The two plays run concurrently and, because the same cast play in in each, quick access is required between each set. For Garden we wanted to use as much of The Watermill's natural assets as possible. The script calls for bushes and shrubs to hide in, and areas for surprise entrances and exits. We didn't want to import prop foliage, or build structured masking to achieve these requirements. Acoustic issues had to be considered when finding the location. Large trees and shrubs in full leaf are very noisy in heavy winds as is a nearby river and weir.

We also needed a flat, well-drained area with enough space for two large, raked seating banks for 150 people. The space had to be large enough for a full-scale fete to be constructed during the performance and a large, deep, practical fountain, as well as a maypole with enough room for eight children to dance safely. We were lucky enough to find a space that was big enough to contain all these elements while still being intimate, focused and allow for the actors to be audible. It has a lovely three-metre high hedge backing it which allows safe entrances through it, and gives a clear, uniform natural backdrop.

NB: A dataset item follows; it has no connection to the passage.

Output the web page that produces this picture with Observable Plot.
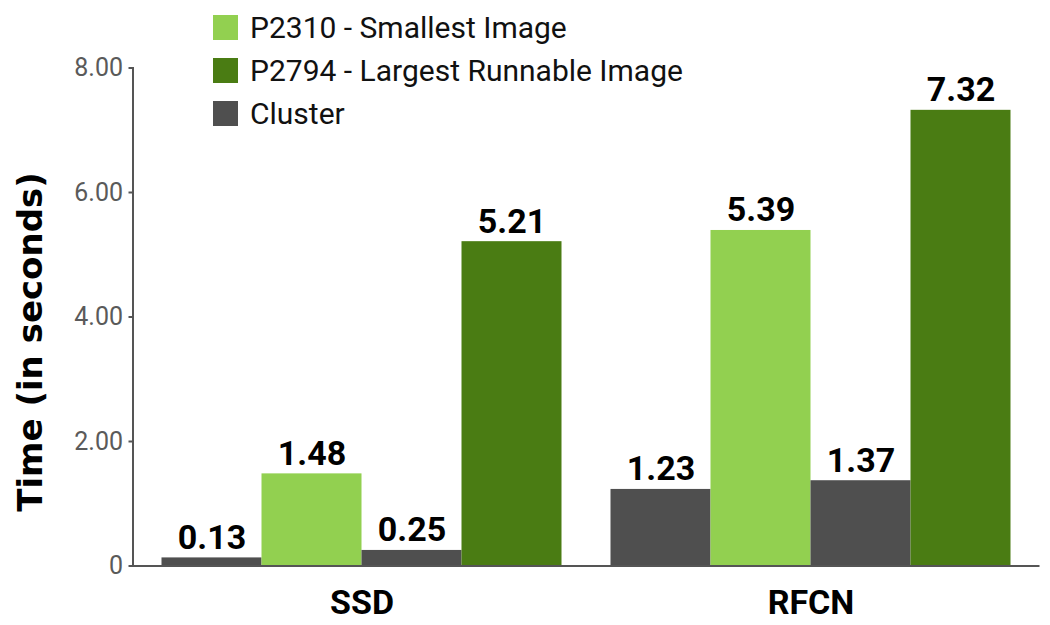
<!DOCTYPE html>
<html>
<head>
<meta charset="utf-8">
<script src="https://cdn.jsdelivr.net/npm/d3@7"></script>
<script src="https://cdn.jsdelivr.net/npm/@observablehq/plot@0.6"></script>
<style>
  html, body { margin: 0; padding: 0; background: #fff; }
  #wrap { position: relative; width: 1050px; height: 625px; font-family: Roboto, sans-serif; }
  #legend { position: absolute; left: 213px; top: 15px; }
  .row { display: flex; align-items: center; height: 25px; margin-bottom: 18px; }
  .sw { width: 25px; height: 25px; margin-right: 12px; }
  .lab { font-size: 30px; color: #111; line-height: 25px; white-space: nowrap; }
</style>
</head>
<body>
<div id="wrap"><div id="legend"></div></div>
<script>
const groups = ["SSD", "RFCN"];
const slots = ["cluster-small", "p2310", "cluster-large", "p2794"];
const slotSeries = ["Cluster", "P2310 - Smallest Image", "Cluster", "P2794 - Largest Runnable Image"];
const ssdValues = [0.13, 1.48, 0.25, 5.21];
const rfcnValues = [1.23, 5.39, 1.37, 7.32];
const legendSeries = ["P2310 - Smallest Image", "P2794 - Largest Runnable Image", "Cluster"];
const seriesColors = ["#92d050", "#4a7c13", "#4f4f4f"];
const yTicks = [0, 2, 4, 6, 8];
const yLabel = "Time (in seconds)";

const data = [];
[ssdValues, rfcnValues].forEach((vals, gi) => {
  vals.forEach((v, i) => data.push({group: groups[gi], slot: slots[i], series: slotSeries[i], value: v}));
});

const chart = Plot.plot({
  width: 1050,
  height: 625,
  marginLeft: 136.5,
  marginRight: 15.5,
  marginTop: 67.5,
  marginBottom: 59.5,
  style: {fontFamily: "Roboto, sans-serif", background: "#fff", overflow: "visible"},
  fx: {domain: groups, padding: 0, label: null},
  x: {domain: slots, paddingInner: 0, paddingOuter: 0.245, axis: null},
  y: {domain: [0, 8], label: null},
  color: {domain: legendSeries, range: seriesColors},
  marks: [
    Plot.barY(data, {fx: "group", x: "slot", y: "value", fill: "series"}),
    Plot.text(data, {fx: "group", x: "slot", y: "value", text: d => d.value.toFixed(2),
      lineAnchor: "bottom", dy: -9, fontSize: 34, fontWeight: "bold", fill: "#000"}),
    Plot.ruleY([0], {stroke: "#555", strokeWidth: 2, insetLeft: -4.5, insetRight: -4.5}),
    Plot.frame({anchor: "left", stroke: "#555", strokeWidth: 2, dx: -4.5, facetAnchor: "left"}),
    Plot.axisY({ticks: yTicks, tickFormat: d => d === 0 ? "0" : d.toFixed(2), tickSize: 4, tickPadding: 6,
      dx: -4.5, fontSize: 25, color: "#5a5a5a", stroke: "#555", strokeWidth: 2, label: null}),
    Plot.axisFx({anchor: "bottom", tickSize: 0, tickPadding: 24, fontSize: 34, fontWeight: "bold", fill: "#000", label: null}),
    Plot.text([{g: "SSD"}], {fx: "g", text: () => yLabel, frameAnchor: "left", rotate: -90,
      dx: -106.5, dy: 25, fontSize: 34, fontWeight: "bold", fontFamily: "DejaVu Sans", fill: "#000", textAnchor: "middle"})
  ]
});
document.getElementById("wrap").prepend(chart);

const legend = d3.select("#legend");
legendSeries.forEach((s, i) => {
  const row = legend.append("div").attr("class", "row");
  row.append("div").attr("class", "sw").style("background", seriesColors[i]);
  row.append("div").attr("class", "lab").text(s);
});
</script>
</body>
</html>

Similar challenges concerning space had to be overcome for House. Most of the adult cast appear together and in one scene eight children gather upstage. The script calls for a large, period home, a lounge and larger rooms off this main space. The Watermill stage is very shallow and has a lot of sight line issues, especially from the balcony and upstairs slips.

© Philip Tull

We've tried to give an impression of a large lounge room with other practical rooms and wings coming off it, all of which have clearly visible doorways. The built elements of the set are integrated into the fabric of the auditorium. Beams and trusses are continued onto the set giving the illusion of a bigger, deeper integrated space. Colours and surfaces are sympathetic to the tones of the building. A large-scale, cut stone was chosen to help give the allusion of grandeur, scale and age.

The script tells us the room was once the library of the hall, but we were unable to explore this visually. All the doors in the set meant we had limited wall space and no space for alcoves or bookshelves. The minimal wall space also meant props and pictures mentioned in the text had limited areas for display. We needed to rationalise the entrances into this main space to a minimum and the placement of the doors was restricted to areas where actors could exit quickly and safely.

The stage directions also call for an entrance from the garden upstage, where a heavy shower of rain is seen. So, as well as an entrance upstage, space was needed for the mechanics to make this practical effect happen. A five-metre high printed cyclorama backed this entrance and was visible through the glass door and conservatory windows. This gave a great sense of depth when lit, when in reality, the cyclorama was only about six metres from the doorway.

A challenging design project then, creating space and free movement in small, restricted environments. Hats off to all at The Watermill who made it all work like clockwork!

By Neil Irish

House and Garden runs at The Watermill, Newbury until 1 July.